▶ Stated exercise: Lines containing the word "Clone" are to be counted; state their number and nothing further.

[Start of Listing]

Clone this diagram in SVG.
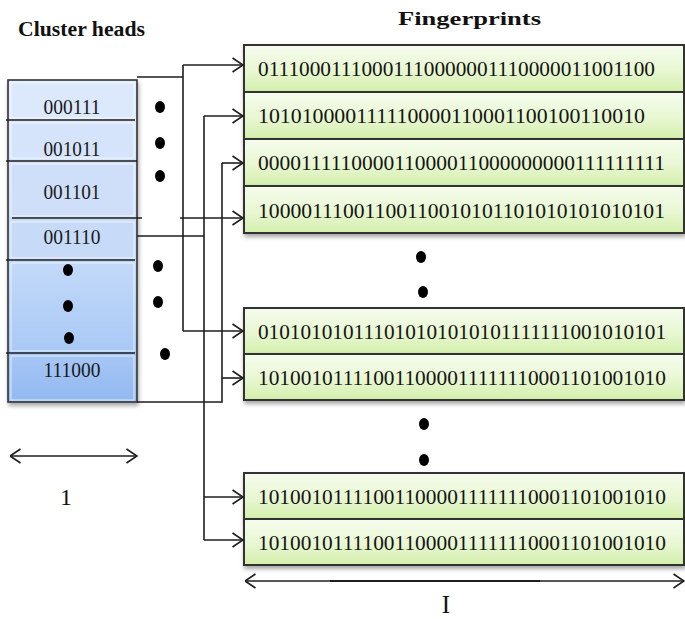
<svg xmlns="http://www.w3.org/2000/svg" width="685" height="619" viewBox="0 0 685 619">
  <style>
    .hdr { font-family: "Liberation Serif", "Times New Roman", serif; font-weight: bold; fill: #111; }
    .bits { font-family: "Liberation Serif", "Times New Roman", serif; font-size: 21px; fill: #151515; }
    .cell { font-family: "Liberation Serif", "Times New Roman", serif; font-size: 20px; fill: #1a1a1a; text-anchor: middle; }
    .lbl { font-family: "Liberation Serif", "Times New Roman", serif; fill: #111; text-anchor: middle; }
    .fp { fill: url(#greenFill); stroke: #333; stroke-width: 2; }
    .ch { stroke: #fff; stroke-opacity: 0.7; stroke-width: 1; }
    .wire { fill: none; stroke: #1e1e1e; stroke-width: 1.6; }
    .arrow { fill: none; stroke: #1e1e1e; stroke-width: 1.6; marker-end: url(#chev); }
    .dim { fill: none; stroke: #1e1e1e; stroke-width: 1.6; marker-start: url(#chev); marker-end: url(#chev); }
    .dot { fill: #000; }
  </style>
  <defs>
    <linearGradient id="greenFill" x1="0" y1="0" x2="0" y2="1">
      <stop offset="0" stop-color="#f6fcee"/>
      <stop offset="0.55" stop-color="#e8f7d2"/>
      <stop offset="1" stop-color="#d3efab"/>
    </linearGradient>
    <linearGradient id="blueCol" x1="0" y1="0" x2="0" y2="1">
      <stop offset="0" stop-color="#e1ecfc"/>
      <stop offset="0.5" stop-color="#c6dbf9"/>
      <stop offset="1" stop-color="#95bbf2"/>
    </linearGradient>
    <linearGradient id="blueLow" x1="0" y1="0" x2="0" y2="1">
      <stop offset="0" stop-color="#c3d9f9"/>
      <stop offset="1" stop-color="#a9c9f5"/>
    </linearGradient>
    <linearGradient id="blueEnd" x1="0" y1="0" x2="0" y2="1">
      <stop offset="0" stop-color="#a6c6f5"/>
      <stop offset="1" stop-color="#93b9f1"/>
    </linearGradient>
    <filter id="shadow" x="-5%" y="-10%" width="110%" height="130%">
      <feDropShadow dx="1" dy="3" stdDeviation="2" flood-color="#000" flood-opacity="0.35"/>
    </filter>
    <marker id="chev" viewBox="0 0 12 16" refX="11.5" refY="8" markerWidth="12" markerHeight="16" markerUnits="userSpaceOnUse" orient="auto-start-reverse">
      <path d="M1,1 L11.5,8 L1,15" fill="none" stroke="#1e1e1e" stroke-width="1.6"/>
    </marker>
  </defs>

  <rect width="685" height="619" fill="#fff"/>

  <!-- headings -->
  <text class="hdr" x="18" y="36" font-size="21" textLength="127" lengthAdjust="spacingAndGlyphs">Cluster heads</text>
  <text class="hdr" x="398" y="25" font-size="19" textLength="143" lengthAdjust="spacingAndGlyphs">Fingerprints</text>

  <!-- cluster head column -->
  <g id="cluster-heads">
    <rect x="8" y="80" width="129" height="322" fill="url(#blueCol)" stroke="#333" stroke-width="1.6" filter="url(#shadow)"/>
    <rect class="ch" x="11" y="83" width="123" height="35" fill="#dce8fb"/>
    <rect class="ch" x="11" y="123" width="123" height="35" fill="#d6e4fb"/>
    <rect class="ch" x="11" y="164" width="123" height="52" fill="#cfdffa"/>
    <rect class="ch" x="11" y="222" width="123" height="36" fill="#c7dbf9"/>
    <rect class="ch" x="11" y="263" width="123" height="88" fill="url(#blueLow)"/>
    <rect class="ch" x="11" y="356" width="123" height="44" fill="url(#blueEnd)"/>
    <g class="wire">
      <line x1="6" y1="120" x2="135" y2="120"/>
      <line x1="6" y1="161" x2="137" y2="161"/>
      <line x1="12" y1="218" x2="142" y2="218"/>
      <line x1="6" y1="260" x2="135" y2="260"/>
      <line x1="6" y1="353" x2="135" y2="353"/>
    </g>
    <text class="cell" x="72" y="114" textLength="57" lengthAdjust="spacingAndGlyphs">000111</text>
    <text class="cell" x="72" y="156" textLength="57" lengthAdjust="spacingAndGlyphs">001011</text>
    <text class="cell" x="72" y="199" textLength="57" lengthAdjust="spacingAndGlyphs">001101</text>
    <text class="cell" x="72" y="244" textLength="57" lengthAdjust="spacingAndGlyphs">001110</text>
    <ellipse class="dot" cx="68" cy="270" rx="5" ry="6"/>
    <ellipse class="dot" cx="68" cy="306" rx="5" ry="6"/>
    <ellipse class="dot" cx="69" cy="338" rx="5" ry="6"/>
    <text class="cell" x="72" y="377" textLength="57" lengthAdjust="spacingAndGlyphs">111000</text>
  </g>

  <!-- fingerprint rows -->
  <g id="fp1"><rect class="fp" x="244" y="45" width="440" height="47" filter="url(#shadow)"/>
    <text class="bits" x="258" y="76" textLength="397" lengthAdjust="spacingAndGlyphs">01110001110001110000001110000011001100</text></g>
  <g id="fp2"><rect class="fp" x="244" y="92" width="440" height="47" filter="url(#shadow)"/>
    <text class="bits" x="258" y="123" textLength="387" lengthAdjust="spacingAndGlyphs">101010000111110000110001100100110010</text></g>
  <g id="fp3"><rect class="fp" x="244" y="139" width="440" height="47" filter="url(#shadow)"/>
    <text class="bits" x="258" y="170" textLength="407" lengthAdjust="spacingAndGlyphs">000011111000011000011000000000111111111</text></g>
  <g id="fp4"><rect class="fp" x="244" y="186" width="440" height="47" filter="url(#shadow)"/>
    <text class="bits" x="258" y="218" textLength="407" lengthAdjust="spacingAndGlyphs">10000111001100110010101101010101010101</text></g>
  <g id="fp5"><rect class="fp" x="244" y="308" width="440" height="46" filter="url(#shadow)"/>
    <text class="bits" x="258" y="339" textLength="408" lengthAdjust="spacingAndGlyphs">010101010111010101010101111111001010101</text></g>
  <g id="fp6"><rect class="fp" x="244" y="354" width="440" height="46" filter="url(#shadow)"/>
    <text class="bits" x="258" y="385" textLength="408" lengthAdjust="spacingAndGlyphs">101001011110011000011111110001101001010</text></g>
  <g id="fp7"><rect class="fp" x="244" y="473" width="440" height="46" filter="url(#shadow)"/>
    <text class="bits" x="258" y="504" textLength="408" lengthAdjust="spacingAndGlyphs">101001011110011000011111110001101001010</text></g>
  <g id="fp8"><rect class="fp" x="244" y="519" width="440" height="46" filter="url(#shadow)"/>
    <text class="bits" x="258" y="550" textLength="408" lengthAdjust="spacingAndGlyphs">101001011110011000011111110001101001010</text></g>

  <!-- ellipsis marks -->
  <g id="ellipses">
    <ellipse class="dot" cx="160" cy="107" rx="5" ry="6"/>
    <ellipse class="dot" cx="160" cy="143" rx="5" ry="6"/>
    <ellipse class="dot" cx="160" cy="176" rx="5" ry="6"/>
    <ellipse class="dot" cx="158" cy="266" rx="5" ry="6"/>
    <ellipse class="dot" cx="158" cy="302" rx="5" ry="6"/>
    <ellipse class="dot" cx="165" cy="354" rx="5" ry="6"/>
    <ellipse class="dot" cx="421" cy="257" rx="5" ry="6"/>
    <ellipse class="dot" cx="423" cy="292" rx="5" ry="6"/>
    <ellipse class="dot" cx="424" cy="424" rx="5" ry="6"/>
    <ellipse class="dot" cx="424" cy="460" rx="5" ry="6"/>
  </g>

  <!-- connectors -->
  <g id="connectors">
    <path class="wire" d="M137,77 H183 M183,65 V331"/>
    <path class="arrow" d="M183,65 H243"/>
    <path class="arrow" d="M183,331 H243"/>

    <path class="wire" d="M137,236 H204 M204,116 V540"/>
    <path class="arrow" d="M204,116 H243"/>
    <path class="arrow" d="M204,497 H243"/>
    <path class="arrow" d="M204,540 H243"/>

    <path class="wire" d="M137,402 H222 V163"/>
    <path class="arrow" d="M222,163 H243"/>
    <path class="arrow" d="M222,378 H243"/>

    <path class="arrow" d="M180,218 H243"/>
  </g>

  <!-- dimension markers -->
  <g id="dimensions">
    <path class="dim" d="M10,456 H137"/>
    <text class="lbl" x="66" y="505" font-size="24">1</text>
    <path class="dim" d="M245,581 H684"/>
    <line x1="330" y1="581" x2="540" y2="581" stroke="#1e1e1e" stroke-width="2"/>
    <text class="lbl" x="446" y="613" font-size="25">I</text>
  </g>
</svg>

[End of Listing]
[Start of Listing]

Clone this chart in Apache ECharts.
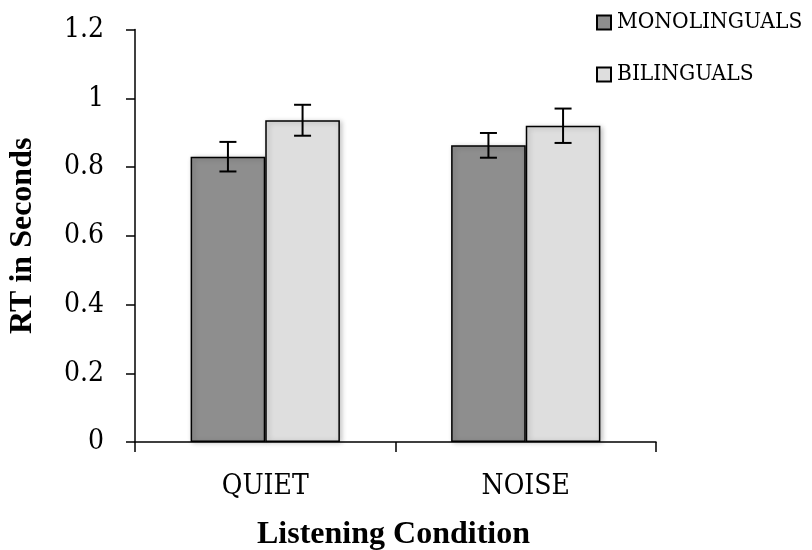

[End of Listing]

▶ Exercise solution: 2